Ach, es fühlt sich doch wunderbar an, wenn man sich in Gutmenschenmanier als vorurteilsfrei empfinden kann. Freunde und Nachbarn aus aller Herren Länder lassen Rassismus ja schließlich auch überhaupt nicht zu.
Wirklich?
Einen ernüchternden Denkanstoß über die eigenen Vorurteile brachte mir ein Fernsehbeitrag von Arte, Chuck Berry.
Musikalisch natürlich hatte Chuck Berry ein absolutes Meisterwerk hinterlassen, obwohl die Randumstände es eigentlich gar nicht zulassen dürften. Interviews mit Verwandten des Begründers des Rock’n’Roll zeugten von einer bis heute tief verwurzelten Wut auf Rassentrennung und Benachteiligung.
Das Phänomen Chuck Berry lässt sich vielleicht erklären, wenn man den Begleitumstand betrachtet, dass er eine sehr klare und deutliche Aussprache in seiner Musik verwendete, eine Aussprache, die sich nicht von der Sprache der Weißen unterschied.
Als im Beitrag erklärt wurde, dass seine Musik einen herben Dämpfer erlitt, als man begriff, dass die Musik von einem Farbigen stammte, durchzuckte es mich gewaltig.
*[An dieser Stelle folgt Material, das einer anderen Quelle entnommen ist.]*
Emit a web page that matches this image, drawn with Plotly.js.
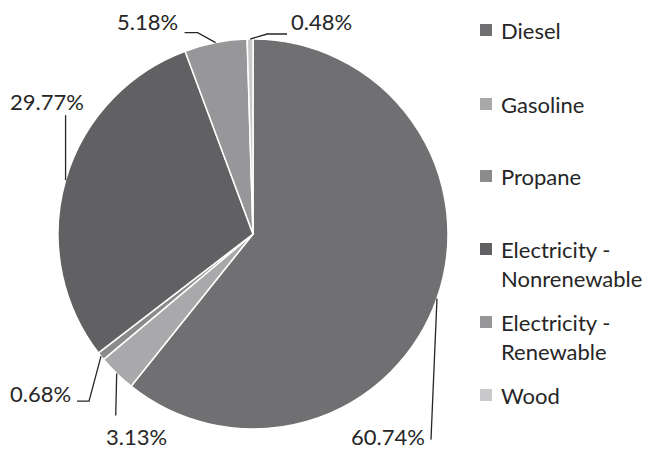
<!DOCTYPE html>
<html>
<head>
<meta charset="utf-8">
<script src="https://cdn.plot.ly/plotly-3.0.1.min.js"></script>
<style>html,body{margin:0;padding:0;background:#fff}#chart{width:652px;height:449px}</style>
</head>
<body>
<div id="chart"></div>
<script>
// ---- data ----
const labels = ['Diesel', 'Gasoline', 'Propane', 'Electricity - Nonrenewable', 'Electricity - Renewable', 'Wood'];
const legendLabels = ['Diesel', 'Gasoline', 'Propane', 'Electricity -<br>Nonrenewable', 'Electricity -<br>Renewable', 'Wood'];
const values = [60.74, 3.13, 0.68, 29.77, 5.18, 0.48];

// ---- styles ----
const colors = ['#707073', '#a9a9ab', '#8b8b8e', '#616164', '#97979a', '#c9c9cb'];
const W = 652, H = 449;
const FONT = 'Lato, "Liberation Sans", sans-serif';
const FS = 22;
const TXT = '#262626';
const pieDomPx = {x0: 58, x1: 448, y0: 39, y1: 429};   // pixel box of the pie
// leader-line bends and label offsets (pixels, relative to slice-edge midpoint)
const leaderBends = [
  [[-6, 141]],
  [[-1, 42]],
  [[-12, 45], [-24, 45]],
  [[0, -65]],
  [[-18, -10], [-31, -10]],
  [[17, -5], [37, -5]]
];
const labelOffsets = [
  {dx: -10, dy: 138, anchor: 'right'},
  {dx: 20, dy: 63, anchor: 'center'},
  {dx: -28, dy: 37, anchor: 'right'},
  {dx: -19, dy: -78.5, anchor: 'center'},
  {dx: -36, dy: -21.5, anchor: 'right'},
  {dx: 39, dy: -18, anchor: 'left'}
];
const legendRowY = [30, 104, 176, 249, 322, 395];
const legendSq = {x: 480, size: 12};
const legendTextX = 499;

const px2x = p => p / W;
const py2y = p => 1 - p / H;

const trace = {
  type: 'pie',
  labels: labels,
  values: values,
  sort: false,
  direction: 'clockwise',
  rotation: 0,
  marker: {colors: colors, line: {color: '#ffffff', width: 1.5}},
  textinfo: 'none',
  hoverinfo: 'label+percent',
  showlegend: false,
  domain: {x: [px2x(pieDomPx.x0), px2x(pieDomPx.x1)], y: [py2y(pieDomPx.y1), py2y(pieDomPx.y0)]}
};

// geometry for labels derived from the data
const cx = (pieDomPx.x0 + pieDomPx.x1) / 2;
const cy = (pieDomPx.y0 + pieDomPx.y1) / 2;
const R = Math.min(pieDomPx.x1 - pieDomPx.x0, pieDomPx.y1 - pieDomPx.y0) / 2;
const total = values.reduce((a, b) => a + b, 0);

const shapes = [];
const annotations = [];
let cum = 0;
values.forEach((v, i) => {
  const mid = (cum + v / 2) / total * 2 * Math.PI;
  cum += v;
  const ex = cx + R * Math.sin(mid);
  const ey = cy - R * Math.cos(mid);
  let path = 'M ' + px2x(ex) + ',' + py2y(ey);
  leaderBends[i].forEach(b => {
    path += ' L ' + px2x(ex + b[0]) + ',' + py2y(ey + b[1]);
  });
  shapes.push({type: 'path', xref: 'paper', yref: 'paper', path: path,
               line: {color: TXT, width: 1.3}});
  const o = labelOffsets[i];
  annotations.push({
    xref: 'paper', yref: 'paper', showarrow: false,
    x: px2x(ex + o.dx), y: py2y(ey + o.dy),
    xanchor: o.anchor, yanchor: 'middle',
    text: v.toFixed(2) + '%',
    font: {family: FONT, size: FS, color: TXT}
  });
});

// legend (manual, to match the fixed slot spacing)
legendLabels.forEach((t, i) => {
  const yc = legendRowY[i];
  shapes.push({type: 'rect', xref: 'paper', yref: 'paper',
    x0: px2x(legendSq.x), x1: px2x(legendSq.x + legendSq.size),
    y0: py2y(yc + legendSq.size / 2), y1: py2y(yc - legendSq.size / 2),
    fillcolor: colors[i], line: {width: 0}});
  annotations.push({
    xref: 'paper', yref: 'paper', showarrow: false,
    x: px2x(legendTextX), y: py2y(yc - 15),
    xanchor: 'left', yanchor: 'top', align: 'left',
    text: t,
    font: {family: FONT, size: FS, color: TXT}
  });
});

const layout = {
  width: W, height: H,
  margin: {l: 0, r: 0, t: 0, b: 0},
  paper_bgcolor: '#ffffff',
  showlegend: false,
  shapes: shapes,
  annotations: annotations
};

Plotly.newPlot('chart', [trace], layout, {displayModeBar: false, staticPlot: true});
</script>
</body>
</html>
Wie hätte ich reagiert? Bin ich wirklich so vorurteilsfrei, wie ich es immer von mir gedacht habe? Wenn ich Musik höre1, welche Hautfarbe hat der Künstler oder die Künstlerin in meinem Kopf?
Autsch, mir wäre es genauso gegangen, wie Millionen weißer Amerikaner. Auch ich hätte zunächst ein weißes Gesicht vermutet.
Natürlich kann ich meine Prägung als Argumentation anführen, meinen ersten Farbigen so konkret vielleicht so mit 10-12 Jahren kennengelernt zu haben. Aber sollte ich mich nicht weiter entwickelt haben? Wie tief kann diese Lebenserfahrung sitzen? Wie tief sitzen Vorurteile, auch wenn man immer wieder gegen sie ankämpft?
So oder so, aus seiner eigenen Haut heraus kommt man nicht. Es ist aber eine Frage und auch eine Verantwortung, was man mit dem Wissen um die Unterschiede der Menschen macht.
Eine Reduktion auf die Hautfarbe, Statur oder Gesichtszüge ist genauso falsch, wie das Ignorieren der jeweiligen Mentalitäten und Erfahrungen derjenigen, mit denen wir es zu tun haben, unabhängig auf welchem Fleckchen Erde die Wurzeln waren.
Kleiner Nachtrag: In einem Podcast über Rassismus in der Schule kam heraus, dass Mobbing unter Schülern wegen Migrationshintergrund ein nachgestelltes Problem ist. Hauptproblem ist der kleine, feine, stichelnde Rassismus durch die Lehrer. Es geht nicht um den Fingerzeig, sondern eine konsequente Selbstbeobachtung.